ARTE ET ALIA

Envuelta en cotidiana clausura

Vista aérea del real monasterio.
photo_camera Vista aérea del real monasterio de Allariz.

En los tiempos de confinamiento que nos ha tocado vivir a la mayoría de la población civil desde mediados del mes de marzo, en pisos tan inadecuados para ello, tenemos en nuestro entorno comunidades religiosas que viven cotidianamente encerradas en espacios dispuestos a este fin. Una de las más antiguas, entre las femeninas, es la del real monasterio de santa Clara de Allariz, prestigio para Ourense y gloria para Galicia, en palabras de fr. Gaspar Calvo Moralejo, Ordo Franciscanum Minorum, en el pregón del séptimo centenario de su fundación en 1982, ante las clarisas, la orden franciscana segunda. En los años siguientes tuvimos ocasión de conocer a la venerable y emérita madre abadesa sor Mª Inés del Dulce Nombre, raíz profunda de la comunidad, y a sor Mª Inmaculada de Jesús Sacramentado, ya al frente. En el locutorio, con sus rejas dobles, y a través de los tornos, nos relacionamos con parte de la comunidad, caso de la Madre Amparo, y otras, mientras investigábamos la historia y el arte en los pasados siglos del Renacimiento y Barroco para el libro que vería la luz en 1990. Esta aproximación a su mundo, y el conocimiento de su vida, a la luz de los ojos de los PP. Barriuso, tan anciano ya, Calvo Moralejo y García Oro, en este tiempo, fue esclarecedora. 

ESPACIO DE LUZ Y FE 

Se asienta “nos suburbios da vila” señorial de Allariz, en su parte alta, al este del campo da Barreira. Su gran fachada, perpendicular al acceso en ascenso, se halla alterada únicamente por el porche del balcón abacial, y dos contrafuertes a la altura de los coros y la torre de la iglesia. La portada, tan dieciochesca y compostelana de ella, realizada en la inspiración del gran Simón Rodríguez, nos invita a pasar al interior. Este lo centra un gran retablo rococó de 1788, con Santa Clara, la Inmaculada y santos franciscanos. El otro espacio visitable es su maravilloso el museo donde descuellan, extraordinarias, las piezas otrora de culto, de la “Virgen abrideira’, de marfil, y la Cruz de cristal de roca y plata con pie de esmaltes. 

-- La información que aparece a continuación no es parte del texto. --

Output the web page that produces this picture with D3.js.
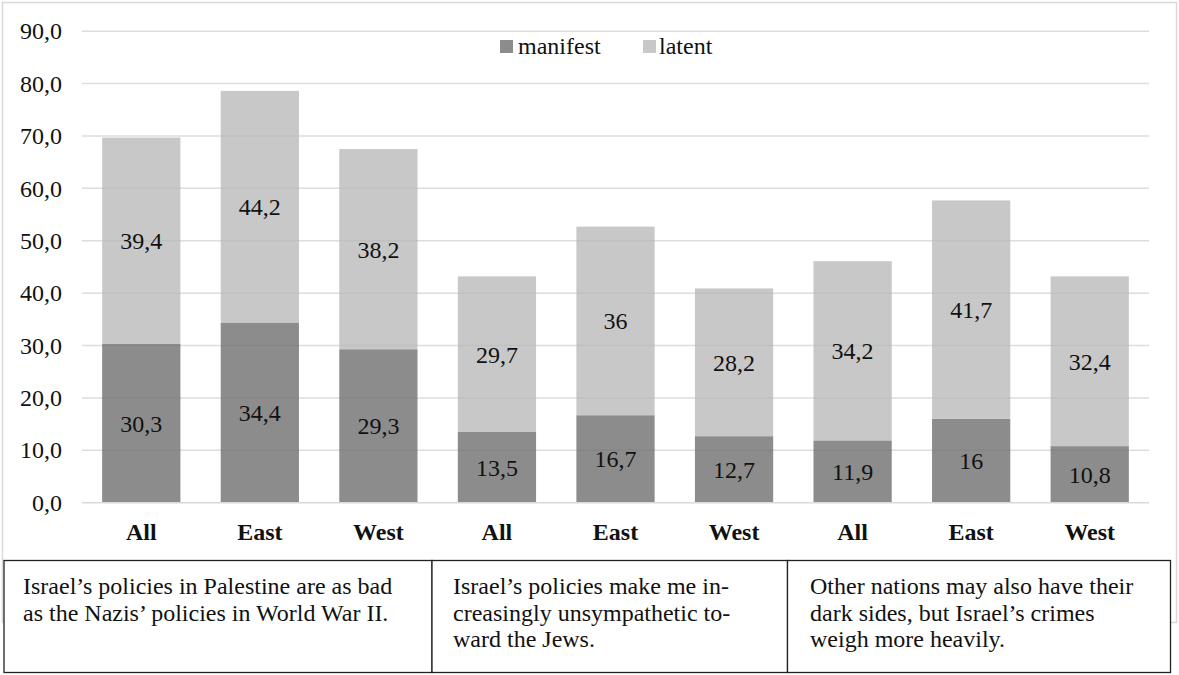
<!DOCTYPE html>
<html>
<head>
<meta charset="utf-8">
<script src="https://cdn.jsdelivr.net/npm/d3@7/dist/d3.min.js"></script>
<style>
  html, body { margin: 0; padding: 0; background: #fff; }
  svg { display: block; }
  svg text { font-family: "Liberation Serif", "Times New Roman", serif; }
</style>
</head>
<body>
<svg id="chart" width="1179" height="675"></svg>
<script>
// Category labels along the x axis (three regions for each of three statements)
const categories = ["All", "East", "West", "All", "East", "West", "All", "East", "West"];
// Share of respondents agreeing, per category
const manifest = [30.3, 34.4, 29.3, 13.5, 16.7, 12.7, 11.9, 16, 10.8];
const latent   = [39.4, 44.2, 38.2, 29.7, 36, 28.2, 34.2, 41.7, 32.4];
const seriesNames = ["manifest", "latent"];
const yTicks = [0, 10, 20, 30, 40, 50, 60, 70, 80, 90];
// Statement text shown beneath each group of three bars
const statements = [
  ["Israel\u2019s policies in Palestine are as bad", "as the Nazis\u2019 policies in World War II."],
  ["Israel\u2019s policies make me in-", "creasingly unsympathetic to-", "ward the Jews."],
  ["Other nations may also have their", "dark sides, but Israel\u2019s crimes", "weigh more heavily."]
];

const colors = { manifest: "#8c8c8c", latent: "#c8c8c8" };
const textColor = "#111";
const comma = s => String(s).replace(".", ",");

const svg = d3.select("#chart");

// outer chart frame
svg.append("rect")
  .attr("x", 2.5).attr("y", 2.5).attr("width", 1174).attr("height", 620)
  .attr("fill", "#fff").attr("stroke", "#d9d9d9").attr("stroke-width", 1.5);

const plot = { left: 82, right: 1149, top: 31.2, bottom: 502.7 };

const x = d3.scaleBand()
  .domain(d3.range(categories.length))
  .range([plot.left, plot.right])
  .paddingInner(0.34).paddingOuter(0.17);

const y = d3.scaleLinear().domain([0, 90]).range([plot.bottom, plot.top]);

const rows = categories.map((c, i) => ({ i, cat: c, manifest: manifest[i], latent: latent[i] }));
const stacked = d3.stack().keys(seriesNames)(rows);

// horizontal gridlines
svg.append("g").selectAll("line").data(yTicks.filter(t => t > 0)).join("line")
  .attr("x1", plot.left).attr("x2", plot.right)
  .attr("y1", d => y(d)).attr("y2", d => y(d))
  .attr("stroke", "#e6e6e6").attr("stroke-width", 1.5);

// stacked bars
const barG = svg.append("g");
stacked.forEach(layer => {
  barG.append("g").selectAll("rect").data(layer).join("rect")
    .attr("x", (d, j) => x(j))
    .attr("width", x.bandwidth())
    .attr("y", d => y(d[1]))
    .attr("height", d => y(d[0]) - y(d[1]))
    .attr("fill", colors[layer.key]);
});

// faint gridlines showing through the bars
svg.append("g").selectAll("line").data(yTicks.filter(t => t > 0)).join("line")
  .attr("x1", plot.left).attr("x2", plot.right)
  .attr("y1", d => y(d)).attr("y2", d => y(d))
  .attr("stroke", "#000").attr("stroke-opacity", 0.04).attr("stroke-width", 1.5);

// baseline
svg.append("line")
  .attr("x1", plot.left).attr("x2", plot.right)
  .attr("y1", y(0)).attr("y2", y(0))
  .attr("stroke", "#d9d9d9").attr("stroke-width", 1.5);

// value labels centred in each segment
stacked.forEach(layer => {
  svg.append("g").selectAll("text").data(layer).join("text")
    .attr("x", (d, j) => x(j) + x.bandwidth() / 2)
    .attr("y", d => y((d[0] + d[1]) / 2))
    .attr("dy", "0.35em")
    .attr("text-anchor", "middle")
    .attr("font-size", 24)
    .attr("fill", textColor)
    .text(d => comma(d.data[layer.key]));
});

// y axis
const yAxis = d3.axisLeft(y).tickValues(yTicks)
  .tickFormat(d => comma(d3.format(".1f")(d)))
  .tickSize(0).tickPadding(20);
const yG = svg.append("g").attr("transform", `translate(${plot.left},0)`).call(yAxis);
yG.attr("font-family", null);
yG.select(".domain").remove();
yG.selectAll("text").attr("font-size", 24).attr("fill", textColor);

// x axis category labels
const xAxis = d3.axisBottom(x).tickFormat(i => categories[i]).tickSize(0).tickPadding(20);
const xG = svg.append("g").attr("transform", `translate(0,${plot.bottom})`).call(xAxis);
xG.attr("font-family", null);
xG.select(".domain").remove();
xG.selectAll("text").attr("font-size", 24).attr("font-weight", "bold").attr("fill", textColor);

// legend
const legend = svg.append("g");
const legendPos = [{ sx: 500, tx: 518 }, { sx: 643, tx: 659 }];
seriesNames.forEach((name, k) => {
  legend.append("rect")
    .attr("x", legendPos[k].sx).attr("y", 40).attr("width", 13).attr("height", 13)
    .attr("fill", colors[name]);
  legend.append("text")
    .attr("x", legendPos[k].tx).attr("y", 54)
    .attr("font-size", 24).attr("fill", textColor)
    .text(name);
});

// statement boxes below the chart
const boxes = [
  { x0: 4, x1: 432, tx: 23 },
  { x0: 432, x1: 787.5, tx: 453 },
  { x0: 787.5, x1: 1170.5, tx: 810 }
];
const boxG = svg.append("g");
boxes.forEach((b, k) => {
  boxG.append("rect")
    .attr("x", b.x0).attr("y", 560.5).attr("width", b.x1 - b.x0).attr("height", 112)
    .attr("fill", "#fff").attr("stroke", "#222").attr("stroke-width", 1.3);
  boxG.append("g").selectAll("text").data(statements[k]).join("text")
    .attr("x", b.tx)
    .attr("y", (d, i) => 594 + i * 26.5)
    .attr("font-size", 24)
    .attr("fill", textColor)
    .text(d => d);
});
</script>
</body>
</html>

En el interior conventual la vida de la comunidad de monjas franciscanas, con las cultivadas huertas cercadas de alta tapia, se desarrolla al ritmo de las horas canónicas y los cotidianos trabajos comunes en las oficinas y talleres bañados por la luz del inmenso patio de cincuenta metros de lado, dimensiones que lo convierten en el mayor del Reino. Realizado en su mayoría tras los incendios de 1757 y 1787, tras los que, la casa fundada en 1282, e instalada años después con la abadesa Sancha Eanes al frente, resurge cual Ave Fénix. Sus alas se hacen en dos fases separadas entre sí cuatro décadas. Las monjas, en su mayoría nobles, vivían en dúplex y tenían criadas particulares, mas de acorde con sus privilegios laicos que los de la orden, no existiendo hasta fines de siglo refectorio ni cocina común. Mas en nuestro tiempo, ya sin rentas de los cotos, su vida comunitaria de clausura, consagrada de fe sigue alumbrando.